Ultimamente mi sto appassionando al mondo del vino. Ogni volta che mi interesso di un nuovo vino scopro storie meravigliose, tutte fatte di territorio, cultura ed amore. Non posso certo dire di essere un’esperta, ma certo mi piace studiare e capire, per migliorare sempre di più le mie conoscenze in materia. Considerate quindi questo post semplicemente come il frutto degli approfondimenti di un’appassionata, che ha voglia di condividere con voi le sue scoperte :)
Quel che vi sto per raccontare dovrebbe esservi utile per avere un’infarinatura generale sul Trento Doc e, perché no, vi potrebbe aiutare per fare un po’ i fighi a cena con gli amici (che mica è poco!).
L’occasione per conoscere più da vicino il Trento DOC mi è stata data, qualche settimana fa, da un tour enogastronomico in Trentino. Location della degustazione è stata la cantina dell’Hotel Corona, ad Andalo, un posticino delizioso dove ho passato solo una notte, ma in cui non vedo l’ora di tornare.
La storia del Trento DOC
Nel 1902 Giulio Ferrari (vi dice niente il nome? :)) era un giovane enologo che aveva notato, nel territorio del Trentino, caratteristiche simili a quelle della zona dello Champagne. Sua fu quindi l’idea di importare l’uva e provare a produrre lo spumante anche in Trentino. Nacque così lo spumante metodo classico trentino.
Trento DOC
Il nome è l’unione tra il nome della città capoluogo e il famosissimo acronimo DOC, la Denominazione di Origine Controllata. Come per ogni vino DOC, la produzione del Trento DOC è definita da un disciplinare che ne regola le caratteristiche di produzione. Non ci si può quindi improvvisare produttori di Trento DOC, bisogna, invece, rispettare alcune regole fondamentali:
- utilizzo di uve Chardonnay e/o Pinot bianco e/o Pinot nero e/o Pinot meunier;
- utilizzo di uve di provenienza esclusivamente trentina;
- utilizzo del metodo della rifermentazione in bottiglia;
- prolungato contatto con i lieviti e relativa maturazione.
Il metodo classico
Il metodo classico è un sistema molto impegnativo che prevede una grande pazienza. Pensiamo che, se per produrre un vino bianco fermo possono bastare pochi mesi, per il metodo classico bisogna mettere in conto dai 15 mesi ai 10 anni.
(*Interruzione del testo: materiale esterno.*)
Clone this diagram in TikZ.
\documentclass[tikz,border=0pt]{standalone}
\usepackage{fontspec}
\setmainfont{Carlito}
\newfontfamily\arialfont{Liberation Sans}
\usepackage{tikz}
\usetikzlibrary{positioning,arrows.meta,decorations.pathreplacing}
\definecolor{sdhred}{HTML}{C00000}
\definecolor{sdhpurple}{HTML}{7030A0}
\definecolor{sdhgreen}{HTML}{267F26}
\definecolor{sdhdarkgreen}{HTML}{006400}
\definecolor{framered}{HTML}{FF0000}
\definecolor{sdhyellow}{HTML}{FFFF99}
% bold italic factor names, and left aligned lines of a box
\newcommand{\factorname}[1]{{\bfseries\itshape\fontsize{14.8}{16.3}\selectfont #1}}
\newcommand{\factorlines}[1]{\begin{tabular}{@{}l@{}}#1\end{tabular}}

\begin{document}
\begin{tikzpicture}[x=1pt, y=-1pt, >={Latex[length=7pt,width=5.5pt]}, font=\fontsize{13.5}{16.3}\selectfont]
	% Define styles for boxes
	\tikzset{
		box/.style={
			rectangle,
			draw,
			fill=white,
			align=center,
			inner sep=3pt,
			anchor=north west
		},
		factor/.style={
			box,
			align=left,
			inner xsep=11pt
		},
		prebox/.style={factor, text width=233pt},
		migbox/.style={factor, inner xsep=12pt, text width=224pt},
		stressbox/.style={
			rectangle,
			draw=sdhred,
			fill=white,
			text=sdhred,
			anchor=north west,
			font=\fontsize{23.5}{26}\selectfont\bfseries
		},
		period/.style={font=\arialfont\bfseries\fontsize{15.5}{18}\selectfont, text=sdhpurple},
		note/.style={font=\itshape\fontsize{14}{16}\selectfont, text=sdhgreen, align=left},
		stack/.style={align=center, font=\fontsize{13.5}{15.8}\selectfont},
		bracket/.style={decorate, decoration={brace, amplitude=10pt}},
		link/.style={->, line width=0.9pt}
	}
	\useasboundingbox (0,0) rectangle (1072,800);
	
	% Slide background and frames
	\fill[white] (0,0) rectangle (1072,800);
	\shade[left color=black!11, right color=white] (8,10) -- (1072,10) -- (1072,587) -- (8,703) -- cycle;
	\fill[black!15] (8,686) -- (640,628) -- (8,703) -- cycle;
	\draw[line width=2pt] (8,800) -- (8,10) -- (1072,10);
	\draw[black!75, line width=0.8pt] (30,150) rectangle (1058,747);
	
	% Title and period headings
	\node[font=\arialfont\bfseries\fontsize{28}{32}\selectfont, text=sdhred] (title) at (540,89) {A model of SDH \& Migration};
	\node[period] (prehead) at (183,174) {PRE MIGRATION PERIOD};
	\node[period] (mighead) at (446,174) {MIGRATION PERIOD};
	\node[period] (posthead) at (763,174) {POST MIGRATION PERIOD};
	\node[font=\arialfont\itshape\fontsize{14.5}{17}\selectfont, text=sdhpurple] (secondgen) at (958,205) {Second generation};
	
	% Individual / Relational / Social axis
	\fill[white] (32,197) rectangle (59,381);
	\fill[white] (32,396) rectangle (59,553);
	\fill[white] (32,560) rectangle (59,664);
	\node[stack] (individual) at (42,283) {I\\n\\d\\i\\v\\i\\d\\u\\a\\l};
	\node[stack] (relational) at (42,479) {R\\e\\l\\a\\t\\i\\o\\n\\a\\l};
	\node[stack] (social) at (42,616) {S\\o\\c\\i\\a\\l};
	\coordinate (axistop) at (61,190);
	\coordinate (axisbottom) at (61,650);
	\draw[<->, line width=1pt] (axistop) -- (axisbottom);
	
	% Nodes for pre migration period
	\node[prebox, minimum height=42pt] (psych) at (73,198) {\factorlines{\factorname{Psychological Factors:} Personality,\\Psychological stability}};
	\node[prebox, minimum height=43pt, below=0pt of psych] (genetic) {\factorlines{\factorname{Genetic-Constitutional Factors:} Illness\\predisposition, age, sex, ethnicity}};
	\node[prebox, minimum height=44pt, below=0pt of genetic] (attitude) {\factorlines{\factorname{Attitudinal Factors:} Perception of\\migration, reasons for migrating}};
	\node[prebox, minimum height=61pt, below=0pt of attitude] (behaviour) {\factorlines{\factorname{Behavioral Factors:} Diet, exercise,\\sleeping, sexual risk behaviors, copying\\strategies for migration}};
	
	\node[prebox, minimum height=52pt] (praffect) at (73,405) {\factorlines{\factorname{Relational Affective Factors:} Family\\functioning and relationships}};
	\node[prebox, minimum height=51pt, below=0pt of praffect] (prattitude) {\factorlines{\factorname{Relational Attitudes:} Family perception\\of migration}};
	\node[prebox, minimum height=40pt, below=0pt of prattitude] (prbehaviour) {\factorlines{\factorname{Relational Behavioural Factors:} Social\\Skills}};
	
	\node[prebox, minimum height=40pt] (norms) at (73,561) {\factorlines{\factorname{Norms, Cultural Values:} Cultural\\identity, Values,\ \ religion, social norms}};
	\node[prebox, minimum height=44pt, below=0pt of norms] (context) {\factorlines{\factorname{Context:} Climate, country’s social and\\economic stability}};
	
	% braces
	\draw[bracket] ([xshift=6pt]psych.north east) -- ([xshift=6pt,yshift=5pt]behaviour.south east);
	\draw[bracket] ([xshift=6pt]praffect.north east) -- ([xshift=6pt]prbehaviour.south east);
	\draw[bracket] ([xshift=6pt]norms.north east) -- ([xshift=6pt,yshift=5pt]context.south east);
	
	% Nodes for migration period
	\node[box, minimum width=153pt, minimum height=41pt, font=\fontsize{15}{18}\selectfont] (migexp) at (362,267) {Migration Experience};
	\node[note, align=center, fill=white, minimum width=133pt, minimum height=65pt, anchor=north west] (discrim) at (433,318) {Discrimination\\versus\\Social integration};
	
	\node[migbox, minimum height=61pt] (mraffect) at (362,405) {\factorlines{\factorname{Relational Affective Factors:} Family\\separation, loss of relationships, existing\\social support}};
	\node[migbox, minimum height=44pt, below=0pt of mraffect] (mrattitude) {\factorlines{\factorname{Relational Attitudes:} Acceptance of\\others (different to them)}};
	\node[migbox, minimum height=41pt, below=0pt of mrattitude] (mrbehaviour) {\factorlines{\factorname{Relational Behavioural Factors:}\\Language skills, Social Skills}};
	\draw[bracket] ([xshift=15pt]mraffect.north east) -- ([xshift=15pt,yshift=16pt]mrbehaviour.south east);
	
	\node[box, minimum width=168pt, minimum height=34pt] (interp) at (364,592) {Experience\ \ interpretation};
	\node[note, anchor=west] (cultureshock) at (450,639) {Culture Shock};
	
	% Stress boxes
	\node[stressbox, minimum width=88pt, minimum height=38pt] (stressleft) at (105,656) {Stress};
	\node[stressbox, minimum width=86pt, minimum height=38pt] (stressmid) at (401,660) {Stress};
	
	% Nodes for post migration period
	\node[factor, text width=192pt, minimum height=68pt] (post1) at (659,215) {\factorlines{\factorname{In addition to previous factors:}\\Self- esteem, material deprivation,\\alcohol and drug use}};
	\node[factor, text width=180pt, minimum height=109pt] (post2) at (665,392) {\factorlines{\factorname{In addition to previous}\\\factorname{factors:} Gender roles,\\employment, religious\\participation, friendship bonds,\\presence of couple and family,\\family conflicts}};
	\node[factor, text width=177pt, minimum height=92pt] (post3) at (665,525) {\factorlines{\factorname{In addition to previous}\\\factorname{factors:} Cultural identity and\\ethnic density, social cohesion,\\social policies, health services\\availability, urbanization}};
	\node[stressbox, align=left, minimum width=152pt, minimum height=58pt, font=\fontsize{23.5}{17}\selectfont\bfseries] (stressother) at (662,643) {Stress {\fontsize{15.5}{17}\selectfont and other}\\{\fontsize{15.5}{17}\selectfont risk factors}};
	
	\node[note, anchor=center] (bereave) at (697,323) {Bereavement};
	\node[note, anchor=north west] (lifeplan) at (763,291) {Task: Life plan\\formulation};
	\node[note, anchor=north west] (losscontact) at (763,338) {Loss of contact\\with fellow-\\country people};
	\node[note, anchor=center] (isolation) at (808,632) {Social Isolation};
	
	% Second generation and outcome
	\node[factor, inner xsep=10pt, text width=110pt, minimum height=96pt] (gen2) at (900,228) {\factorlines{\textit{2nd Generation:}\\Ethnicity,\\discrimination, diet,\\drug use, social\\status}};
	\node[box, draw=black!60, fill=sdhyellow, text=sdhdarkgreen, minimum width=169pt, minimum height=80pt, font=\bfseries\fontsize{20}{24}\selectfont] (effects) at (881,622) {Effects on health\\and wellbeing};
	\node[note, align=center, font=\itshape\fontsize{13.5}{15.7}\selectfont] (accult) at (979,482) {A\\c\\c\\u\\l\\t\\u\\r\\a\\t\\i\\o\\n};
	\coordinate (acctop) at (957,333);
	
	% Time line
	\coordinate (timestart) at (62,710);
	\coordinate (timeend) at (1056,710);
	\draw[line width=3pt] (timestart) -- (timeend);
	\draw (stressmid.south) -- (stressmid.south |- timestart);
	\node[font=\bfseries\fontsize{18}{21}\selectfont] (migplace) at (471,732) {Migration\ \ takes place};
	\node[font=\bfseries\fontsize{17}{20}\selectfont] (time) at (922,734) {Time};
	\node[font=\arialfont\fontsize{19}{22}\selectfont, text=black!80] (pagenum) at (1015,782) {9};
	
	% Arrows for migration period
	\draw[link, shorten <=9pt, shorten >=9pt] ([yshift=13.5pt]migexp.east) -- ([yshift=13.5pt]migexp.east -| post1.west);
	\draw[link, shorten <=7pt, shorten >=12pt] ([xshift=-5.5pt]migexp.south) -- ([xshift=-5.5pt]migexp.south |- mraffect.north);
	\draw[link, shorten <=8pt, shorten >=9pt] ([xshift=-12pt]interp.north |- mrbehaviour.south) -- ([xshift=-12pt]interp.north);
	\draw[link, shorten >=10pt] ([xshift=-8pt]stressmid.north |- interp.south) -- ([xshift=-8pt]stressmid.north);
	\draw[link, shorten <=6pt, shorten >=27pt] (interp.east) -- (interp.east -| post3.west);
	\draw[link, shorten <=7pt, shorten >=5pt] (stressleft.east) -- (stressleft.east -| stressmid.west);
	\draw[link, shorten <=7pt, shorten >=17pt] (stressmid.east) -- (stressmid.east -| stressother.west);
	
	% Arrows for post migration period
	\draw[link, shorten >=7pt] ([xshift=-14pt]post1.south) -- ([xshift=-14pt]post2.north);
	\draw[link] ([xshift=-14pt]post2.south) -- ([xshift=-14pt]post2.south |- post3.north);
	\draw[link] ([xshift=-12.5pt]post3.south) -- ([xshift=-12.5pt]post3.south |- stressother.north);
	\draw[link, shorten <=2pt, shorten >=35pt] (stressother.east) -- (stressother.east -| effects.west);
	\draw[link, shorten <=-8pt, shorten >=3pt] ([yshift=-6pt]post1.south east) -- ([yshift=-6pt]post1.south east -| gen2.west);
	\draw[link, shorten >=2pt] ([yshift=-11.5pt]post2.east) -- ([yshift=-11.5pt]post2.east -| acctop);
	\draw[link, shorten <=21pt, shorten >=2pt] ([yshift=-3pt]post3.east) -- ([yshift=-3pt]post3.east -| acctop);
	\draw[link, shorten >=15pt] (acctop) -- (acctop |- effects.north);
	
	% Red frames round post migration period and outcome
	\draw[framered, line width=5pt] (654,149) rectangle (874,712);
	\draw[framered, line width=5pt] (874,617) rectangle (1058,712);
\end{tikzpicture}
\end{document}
Come funziona il metodo classico?
Dalle uve si ottiene un vino fermo a cui vengono aggiunti lieviti e zuccheri. Nella trasformazione da uva e vino avviene la prima fermentazione. Poi il vino viene fatto riposare in bottiglia dove i lieviti producono una seconda fermentazione. Il metodo classico quindi è, appunto, la rifermentazione in bottiglia.
Le bottiglie vengono conservate su cavalletti di legno, i pupitres, e durante la rifermentazione il produttore le ruota e le scuote delicatamente, per fare in modo che i residui di lieviti si raccolgano tutti verso il collo della bottiglia. La bottiglia viene poi sboccata, cioè viene stappata per far fuoriuscire i lieviti esausti (post rifermentazione), e viene rabboccata con la cosiddetta liqueur d’expedition, una combinazione di vini importanti e (non sempre) zuccheri, la cui composizione rappresenta la ricetta segreta di ogni produttore).
Dove
I vigneti del Trentino sono coltivati fino ad 800 metri sopra il livello del mare.
Abbinamenti
Se c’è una cosa di cui mi sono resa conto durante le degustazioni di Trento DOC è che questo vino si presta davvero ad una molteplicità di abbinamenti, perché la sua acidità importante gli permette di sostenere piatti molto diversi: pesce, carne, formaggi, pasticceria salata e anche dolci, magari in una versione demi-sec, sec o extradry.
Caratteristiche
Ha un colore paglierino, con riflessi dorati. Le note sono quelle del pane tostato, dell’agrumato, della vaniglia e della mela Golden. Una delle caratteristiche più importanti è quella del Perlage: bollicine fini e persistenti, indice di una lunga permanenza sui lieviti. Viene servito tra gli 8 e i 12 gradi.